Eastern Grey Kangaroos are marsupial mammals that belongs to a small group called macropods. They are one of the largest kangaroo species and have soft, thick, grey-brown fur, paler on the underparts, with a finely haired muzzle, and dark tips to the paws, feet and tail. They have a small head with big ears. The male is much larger than the female. They are able to travel at great speed (over 50 kph) using the powerful, enlarged hindquarters for leaping, aided by the long tail (over 1m in length) which acts as a balance and rudder. They are also good swimmers.
Distribution and habitat
They are found across eastern mainland Australia, from northeast Queensland to southeast South Australia and southern Victoria and Tasmania. They like to live in dense scrubs and forests.

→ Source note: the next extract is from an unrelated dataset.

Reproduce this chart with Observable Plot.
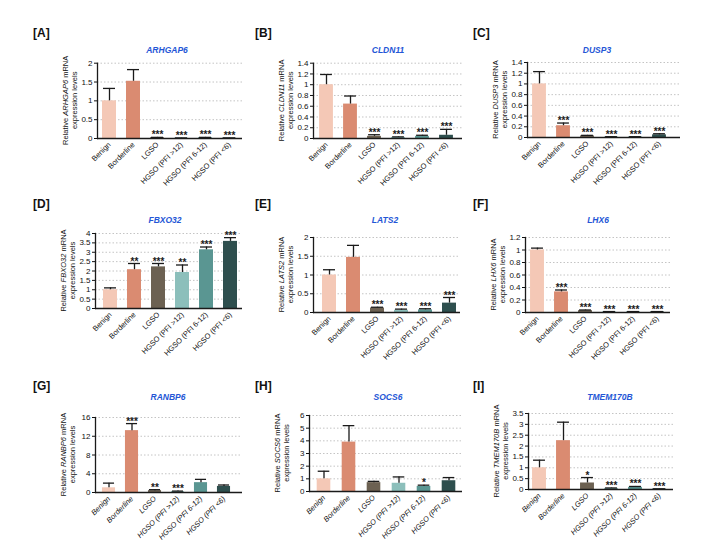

Being nocturnal, large ‘mobs’ of 20 or more will gather at dusk to feed where food is most abundant.
They are herbivorous, favouring grasses, preferring to eat young green shoots high in protein, but will also eat a range of plants.
Life expectancy and breeding
They usually give birth in summer to a single young (although twins are sometimes recorded). Weighing just over 0.8 grams at birth the ‘joey’ is born at an early stage of development, after a gestation period of just 36 days. Tiny, naked and blind, the newborn climbs through the female’s fur and into the forward-facing pouch, where it attaches to a teat to undergo the rest of its development emerging after about 9 months. The young is weaned at around 18 months. Females reach sexual maturity between 20 to 22 months and males at 43 months. Lifespan: 15-20 years of age in the wild (up to 25 years in captivity).